▶ [WORK TO COMPLETE]:
In your copy, leave out the pictures and repeat the entries below exactly.

Begin PROVIDED MATERIAL

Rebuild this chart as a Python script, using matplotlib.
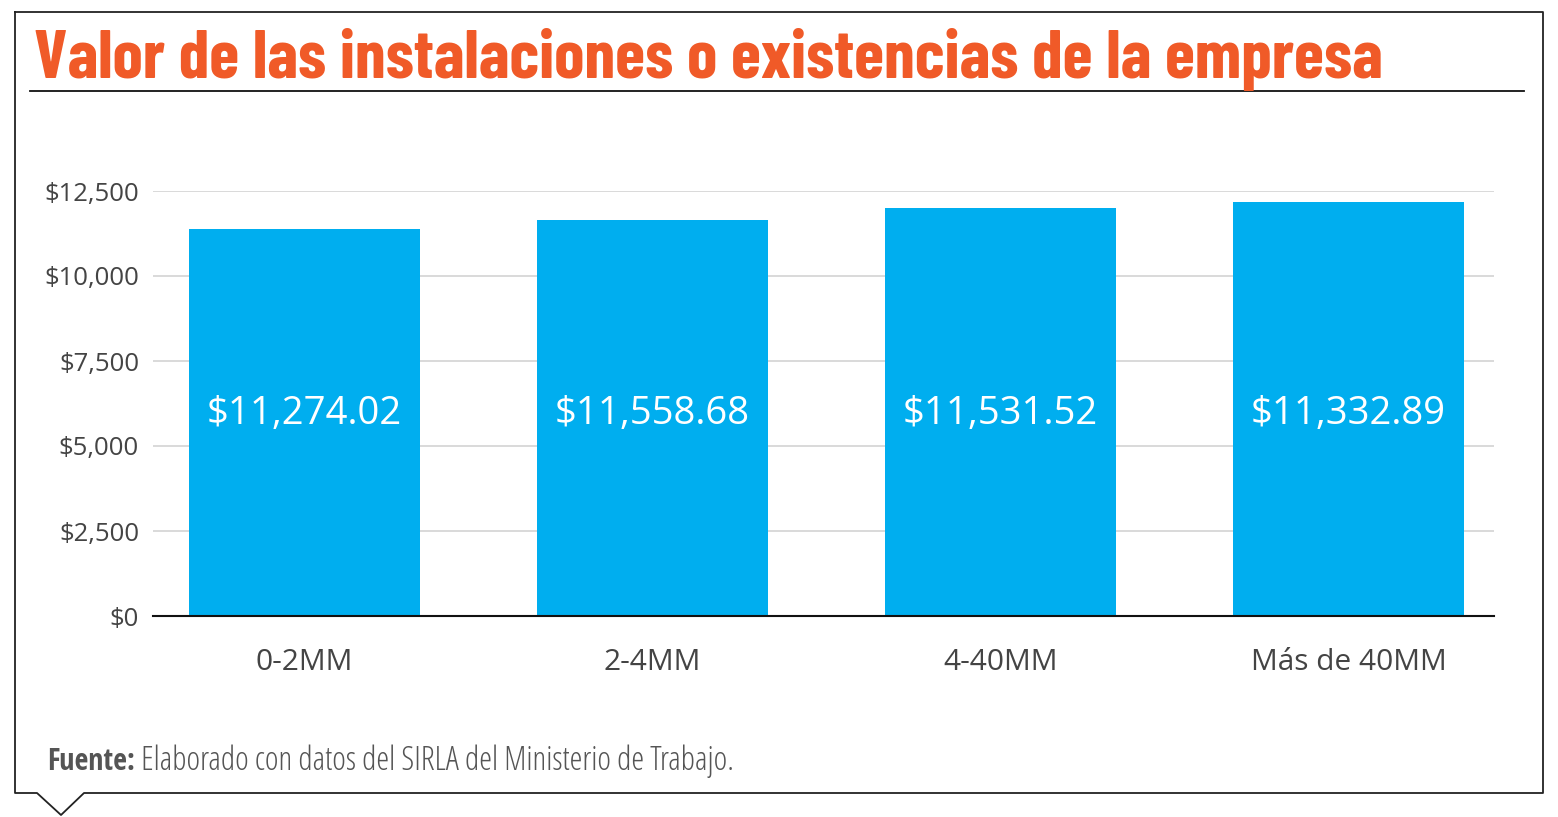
import matplotlib
matplotlib.use("Agg")
import matplotlib.pyplot as plt
from matplotlib import font_manager
from matplotlib.font_manager import FontProperties
from matplotlib.lines import Line2D

categories = ["0-2MM", "2-4MM", "4-40MM", "Más de 40MM"]
bar_heights = [11390, 11655, 12010, 12185]
value_labels = ["$11,274.02", "$11,558.68", "$11,531.52", "$11,332.89"]
y_ticks = [0, 2500, 5000, 7500, 10000, 12500]
y_tick_labels = ["$0", "$2,500", "$5,000", "$7,500", "$10,000", "$12,500"]

title = "Valor de las instalaciones o existencias de la empresa"
source_bold = "Fuente:"
source_text = " Elaborado con datos del SIRLA del Ministerio de Trabajo."

names = {f.name for f in font_manager.fontManager.ttflist}


def pick(*cands):
    for c in cands:
        if c in names:
            return c
    return "DejaVu Sans"


title_font = pick("Barlow Condensed", "Fjalla One", "Roboto Condensed", "Oswald")
foot_bold_font = pick("Open Sans Condensed", "Roboto Condensed", "IBM Plex Sans Condensed")

bar_color = "#00AEEF"
title_color = "#F05A28"
text_grey = "#444444"

W, H = 1558, 817
fig = plt.figure(figsize=(W / 100, H / 100), dpi=100)


def fx(px):
    return px / W


def fy(py):
    return 1 - py / H


# outer frame with the little pointer at bottom left
frame = [(15, 12), (1543, 12), (1543, 793), (84, 793), (61, 815), (37, 793), (15, 793), (15, 12)]
fig.add_artist(Line2D([fx(p[0]) for p in frame], [fy(p[1]) for p in frame],
                      color="#222222", lw=1.3, transform=fig.transFigure))

# title and rule under it
t = fig.text(fx(34), fy(78), title, color=title_color, fontsize=44,
             fontfamily=title_font, fontweight="bold", ha="left", va="baseline")
fig.canvas.draw()
w = t.get_window_extent(fig.canvas.get_renderer()).width
t.set_fontsize(44 * 1350 / w)
fig.add_artist(Line2D([fx(30), fx(1524)], [fy(91), fy(91)], color="#111111", lw=1.3,
                      transform=fig.transFigure))

# chart area
ax = fig.add_axes([fx(153), fy(616), fx(1494) - fx(153), fy(191) - fy(616)])
x = list(range(len(categories)))
ax.bar(x, bar_heights, width=0.664, color=bar_color, zorder=2)
ax.set_xlim(-0.435, 3.418)
ax.set_ylim(0, 12500)
ax.set_yticks(y_ticks)
ax.set_yticklabels(y_tick_labels, fontsize=18.5, color=text_grey, fontfamily="Open Sans")
ax.set_xticks(x)
ax.set_xticklabels(categories, fontsize=21.5, color=text_grey, fontfamily="Open Sans")
ax.tick_params(axis="y", length=0, pad=10)
ax.tick_params(axis="x", length=0, pad=23)
ax.grid(True, axis="y", color="#d9d9d9", lw=1.4, zorder=0)
ax.set_axisbelow(True)
for s in ["top", "right", "left"]:
    ax.spines[s].set_visible(False)
ax.spines["bottom"].set_color("#111111")
ax.spines["bottom"].set_linewidth(1.5)
ax.spines["bottom"].set_zorder(3)
ax.patch.set_alpha(0)

for xi, lab in zip(x, value_labels):
    ax.text(xi, 5950, lab, ha="center", va="center", color="white", fontsize=27.5,
            fontfamily="Open Sans", zorder=4)

# source line
sb = fig.text(fx(47), fy(770), source_bold, fontsize=21.5, fontfamily=foot_bold_font,
              fontweight="bold", color="#555555", ha="left", va="baseline")
fig.canvas.draw()
bb = sb.get_window_extent(fig.canvas.get_renderer())
light = FontProperties(family="Open Sans", stretch="condensed", weight=300, size=23.5)
fig.text(bb.x1 / W, fy(770), source_text, fontproperties=light,
         color="#555555", ha="left", va="baseline")

fig.savefig("out.png", dpi=100)
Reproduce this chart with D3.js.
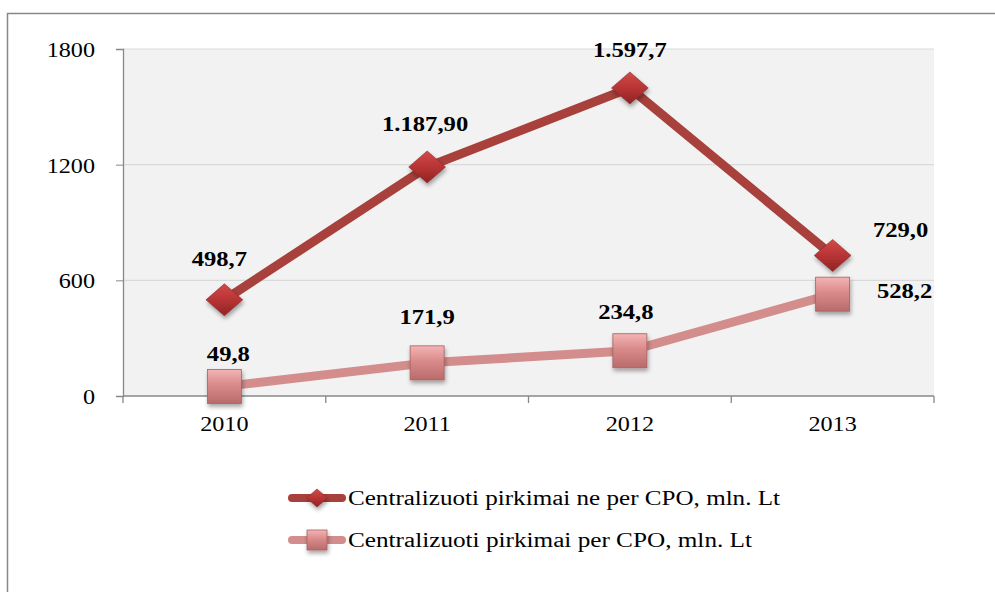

End PROVIDED MATERIAL

▶ [EXERCISE OUTPUT]:
Rebuild this chart as a Python script, using matplotlib.
import matplotlib
matplotlib.use("Agg")
import matplotlib.pyplot as plt
from matplotlib import font_manager
from matplotlib.font_manager import FontProperties
from matplotlib.lines import Line2D

categories = ["0-2MM", "2-4MM", "4-40MM", "Más de 40MM"]
bar_heights = [11390, 11655, 12010, 12185]
value_labels = ["$11,274.02", "$11,558.68", "$11,531.52", "$11,332.89"]
y_ticks = [0, 2500, 5000, 7500, 10000, 12500]
y_tick_labels = ["$0", "$2,500", "$5,000", "$7,500", "$10,000", "$12,500"]

title = "Valor de las instalaciones o existencias de la empresa"
source_bold = "Fuente:"
source_text = " Elaborado con datos del SIRLA del Ministerio de Trabajo."

names = {f.name for f in font_manager.fontManager.ttflist}


def pick(*cands):
    for c in cands:
        if c in names:
            return c
    return "DejaVu Sans"


title_font = pick("Barlow Condensed", "Fjalla One", "Roboto Condensed", "Oswald")
foot_bold_font = pick("Open Sans Condensed", "Roboto Condensed", "IBM Plex Sans Condensed")

bar_color = "#00AEEF"
title_color = "#F05A28"
text_grey = "#444444"

W, H = 1558, 817
fig = plt.figure(figsize=(W / 100, H / 100), dpi=100)


def fx(px):
    return px / W


def fy(py):
    return 1 - py / H


# outer frame with the little pointer at bottom left
frame = [(15, 12), (1543, 12), (1543, 793), (84, 793), (61, 815), (37, 793), (15, 793), (15, 12)]
fig.add_artist(Line2D([fx(p[0]) for p in frame], [fy(p[1]) for p in frame],
                      color="#222222", lw=1.3, transform=fig.transFigure))

# title and rule under it
t = fig.text(fx(34), fy(78), title, color=title_color, fontsize=44,
             fontfamily=title_font, fontweight="bold", ha="left", va="baseline")
fig.canvas.draw()
w = t.get_window_extent(fig.canvas.get_renderer()).width
t.set_fontsize(44 * 1350 / w)
fig.add_artist(Line2D([fx(30), fx(1524)], [fy(91), fy(91)], color="#111111", lw=1.3,
                      transform=fig.transFigure))

# chart area
ax = fig.add_axes([fx(153), fy(616), fx(1494) - fx(153), fy(191) - fy(616)])
x = list(range(len(categories)))
ax.bar(x, bar_heights, width=0.664, color=bar_color, zorder=2)
ax.set_xlim(-0.435, 3.418)
ax.set_ylim(0, 12500)
ax.set_yticks(y_ticks)
ax.set_yticklabels(y_tick_labels, fontsize=18.5, color=text_grey, fontfamily="Open Sans")
ax.set_xticks(x)
ax.set_xticklabels(categories, fontsize=21.5, color=text_grey, fontfamily="Open Sans")
ax.tick_params(axis="y", length=0, pad=10)
ax.tick_params(axis="x", length=0, pad=23)
ax.grid(True, axis="y", color="#d9d9d9", lw=1.4, zorder=0)
ax.set_axisbelow(True)
for s in ["top", "right", "left"]:
    ax.spines[s].set_visible(False)
ax.spines["bottom"].set_color("#111111")
ax.spines["bottom"].set_linewidth(1.5)
ax.spines["bottom"].set_zorder(3)
ax.patch.set_alpha(0)

for xi, lab in zip(x, value_labels):
    ax.text(xi, 5950, lab, ha="center", va="center", color="white", fontsize=27.5,
            fontfamily="Open Sans", zorder=4)

# source line
sb = fig.text(fx(47), fy(770), source_bold, fontsize=21.5, fontfamily=foot_bold_font,
              fontweight="bold", color="#555555", ha="left", va="baseline")
fig.canvas.draw()
bb = sb.get_window_extent(fig.canvas.get_renderer())
light = FontProperties(family="Open Sans", stretch="condensed", weight=300, size=23.5)
fig.text(bb.x1 / W, fy(770), source_text, fontproperties=light,
         color="#555555", ha="left", va="baseline")

fig.savefig("out.png", dpi=100)
Reproduce this chart with D3.js.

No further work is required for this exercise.